Adaptive Hybrid Storage Format for Sparse Matrix–Vector Multiplication on Multi-Core SIMD CPUs

Abstract

Optimizing sparse matrix–vector multiplication (SpMV) is challenging due to the non-uniform distribution of the non-zero elements of the sparse matrix. The best-performing SpMV format changes depending on the input matrix and the underlying architecture, and there is no “one-size-fit-for-all” format. A hybrid scheme combining multiple SpMV storage formats allows one to choose an appropriate format to use for the target matrix and hardware. However, existing hybrid approaches are inadequate for utilizing the SIMD cores of modern multi-core CPUs with SIMDs, and it remains unclear how to best mix different SpMV formats for a given matrix. This paper presents a new hybrid storage format for sparse matrices, specifically targeting multi-core CPUs with SIMDs. Our approach partitions the target sparse matrix into two segmentations based on the regularities of the memory access pattern, where each segmentation is stored in a format suitable for its memory access patterns. Unlike prior hybrid storage schemes that rely on the user to determine the data partition among storage formats, we employ machine learning to build a predictive model to automatically determine the partition threshold on a per matrix basis. Our predictive model is first trained off line, and the trained model can be applied to any new, unseen sparse matrix.
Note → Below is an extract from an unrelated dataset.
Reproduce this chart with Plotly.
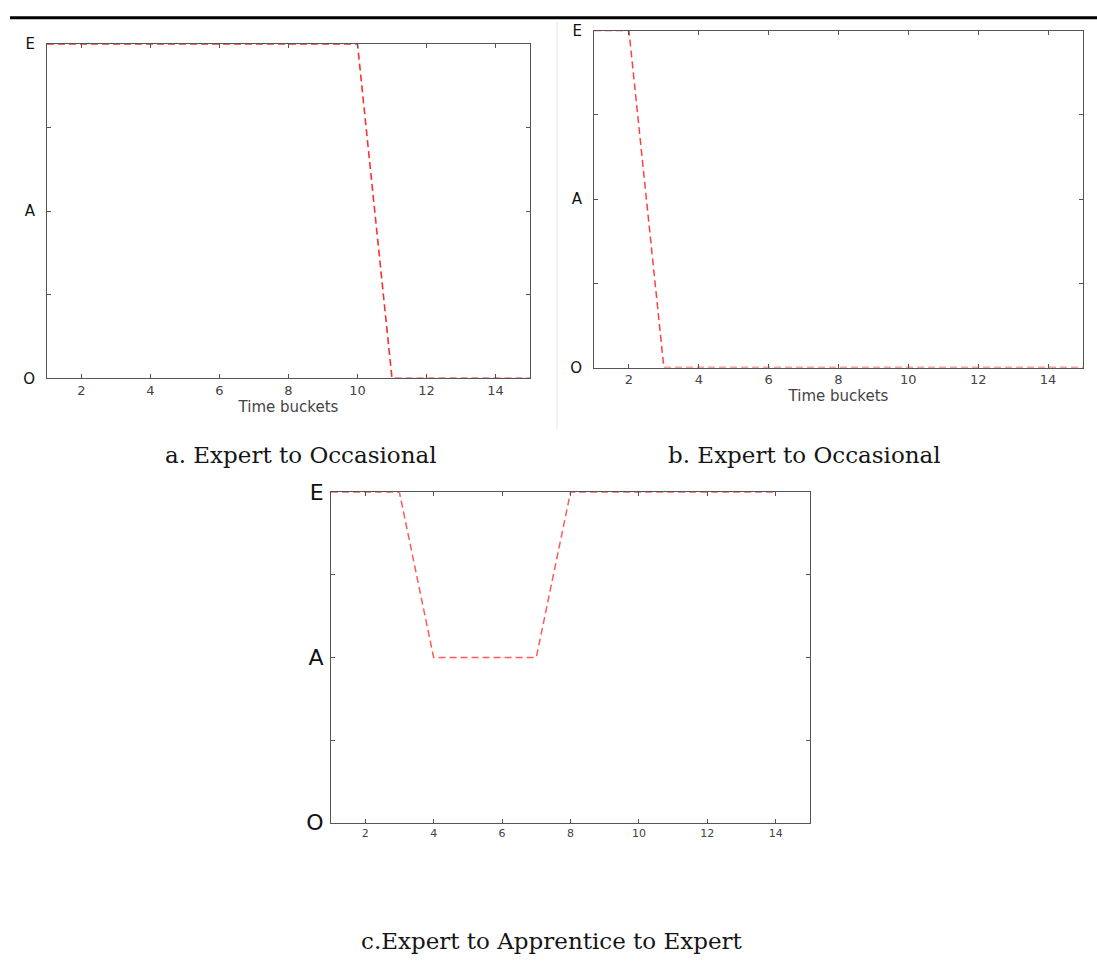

We apply our approach to 956 matrices and evaluate its performance on three distinct multi-core CPU platforms: a 72-core Intel Knights Landing (KNL) CPU, a 128-core AMD EPYC CPU, and a 64-core Phytium ARMv8 CPU. Experimental results show that our hybrid scheme, combined with the predictive model, outperforms the best-performing alternative by 2.9%, 17.5% and 16% on average on KNL, AMD, and Phytium, respectively.